• Exercise details:
Extract everything from the first line through the line with "impares_start, impares_width = 0.0, 0.4921", both ends included, except for any pictures.

▬▬▬▬▬▬

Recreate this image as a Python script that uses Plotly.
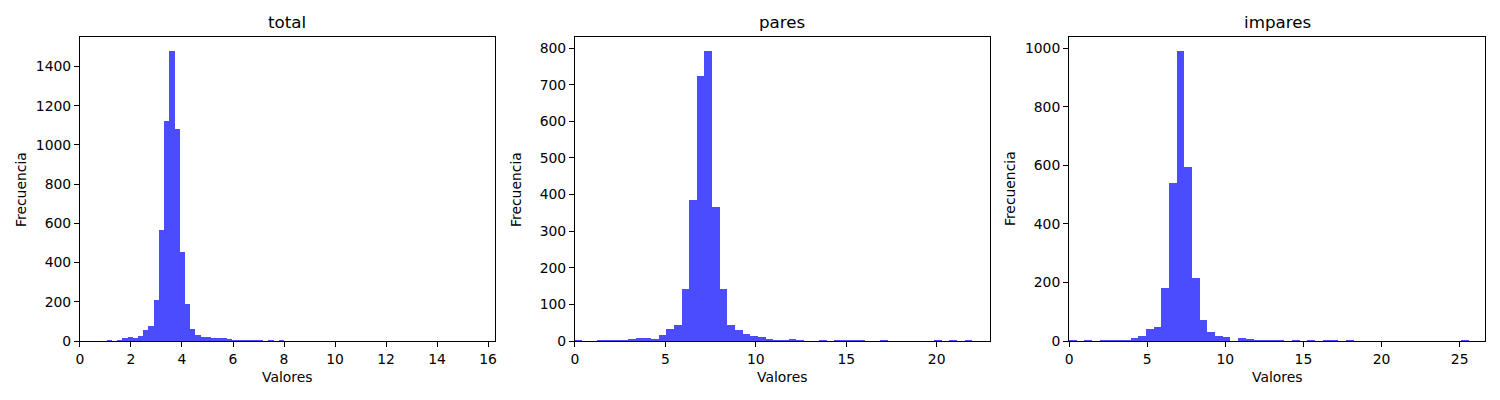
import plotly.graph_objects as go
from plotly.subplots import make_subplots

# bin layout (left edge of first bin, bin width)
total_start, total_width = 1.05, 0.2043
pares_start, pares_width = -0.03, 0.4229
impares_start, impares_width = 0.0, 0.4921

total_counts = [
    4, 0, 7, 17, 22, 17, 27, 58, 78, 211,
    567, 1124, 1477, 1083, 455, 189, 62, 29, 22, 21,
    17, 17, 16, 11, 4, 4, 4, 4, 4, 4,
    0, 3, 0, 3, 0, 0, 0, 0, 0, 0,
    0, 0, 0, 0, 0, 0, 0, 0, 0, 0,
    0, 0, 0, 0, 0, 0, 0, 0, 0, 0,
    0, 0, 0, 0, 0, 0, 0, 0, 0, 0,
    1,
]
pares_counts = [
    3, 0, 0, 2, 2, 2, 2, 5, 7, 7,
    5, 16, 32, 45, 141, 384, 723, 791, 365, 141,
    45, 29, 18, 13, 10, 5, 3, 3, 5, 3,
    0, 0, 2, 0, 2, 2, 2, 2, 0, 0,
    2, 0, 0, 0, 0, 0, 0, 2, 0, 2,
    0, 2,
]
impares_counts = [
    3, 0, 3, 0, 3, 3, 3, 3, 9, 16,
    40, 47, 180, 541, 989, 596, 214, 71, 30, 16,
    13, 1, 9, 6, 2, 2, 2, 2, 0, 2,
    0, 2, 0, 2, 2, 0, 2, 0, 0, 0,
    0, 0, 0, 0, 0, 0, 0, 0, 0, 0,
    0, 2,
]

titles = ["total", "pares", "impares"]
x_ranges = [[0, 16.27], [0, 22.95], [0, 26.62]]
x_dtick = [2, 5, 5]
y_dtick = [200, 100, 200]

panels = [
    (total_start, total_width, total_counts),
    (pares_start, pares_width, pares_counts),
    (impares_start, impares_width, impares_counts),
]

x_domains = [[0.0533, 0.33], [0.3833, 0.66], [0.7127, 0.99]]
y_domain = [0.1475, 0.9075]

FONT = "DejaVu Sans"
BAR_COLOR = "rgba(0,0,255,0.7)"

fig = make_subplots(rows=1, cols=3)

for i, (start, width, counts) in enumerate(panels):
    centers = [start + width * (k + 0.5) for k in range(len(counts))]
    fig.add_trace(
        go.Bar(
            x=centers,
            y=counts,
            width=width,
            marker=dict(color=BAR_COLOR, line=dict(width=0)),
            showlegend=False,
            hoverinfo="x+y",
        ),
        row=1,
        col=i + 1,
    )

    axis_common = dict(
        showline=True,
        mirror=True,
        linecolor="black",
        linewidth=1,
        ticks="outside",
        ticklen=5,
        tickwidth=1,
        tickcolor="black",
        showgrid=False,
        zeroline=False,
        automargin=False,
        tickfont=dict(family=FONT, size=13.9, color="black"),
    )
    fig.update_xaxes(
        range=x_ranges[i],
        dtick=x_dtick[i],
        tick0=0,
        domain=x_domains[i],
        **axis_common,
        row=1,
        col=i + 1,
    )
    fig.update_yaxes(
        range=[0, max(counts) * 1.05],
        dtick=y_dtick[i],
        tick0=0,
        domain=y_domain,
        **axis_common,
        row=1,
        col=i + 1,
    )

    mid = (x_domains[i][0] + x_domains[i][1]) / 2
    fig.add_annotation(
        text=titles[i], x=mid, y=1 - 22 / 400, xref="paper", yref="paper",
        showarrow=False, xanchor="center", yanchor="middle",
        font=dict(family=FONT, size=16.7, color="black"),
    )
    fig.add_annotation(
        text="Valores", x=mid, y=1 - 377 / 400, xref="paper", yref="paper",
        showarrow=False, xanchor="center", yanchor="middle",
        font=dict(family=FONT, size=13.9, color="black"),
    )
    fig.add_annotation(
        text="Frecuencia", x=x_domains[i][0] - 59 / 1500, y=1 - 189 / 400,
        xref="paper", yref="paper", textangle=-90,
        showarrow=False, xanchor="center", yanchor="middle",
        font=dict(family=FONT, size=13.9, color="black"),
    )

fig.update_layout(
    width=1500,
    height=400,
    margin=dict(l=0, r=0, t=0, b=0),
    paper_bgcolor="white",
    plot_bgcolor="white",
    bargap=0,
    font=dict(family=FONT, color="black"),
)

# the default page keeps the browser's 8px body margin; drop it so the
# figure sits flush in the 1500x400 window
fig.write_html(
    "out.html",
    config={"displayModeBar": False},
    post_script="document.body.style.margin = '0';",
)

▬▬▬▬▬▬

• Response to this task:
Recreate this image as a Python script that uses Plotly.
import plotly.graph_objects as go
from plotly.subplots import make_subplots

# bin layout (left edge of first bin, bin width)
total_start, total_width = 1.05, 0.2043
pares_start, pares_width = -0.03, 0.4229
impares_start, impares_width = 0.0, 0.4921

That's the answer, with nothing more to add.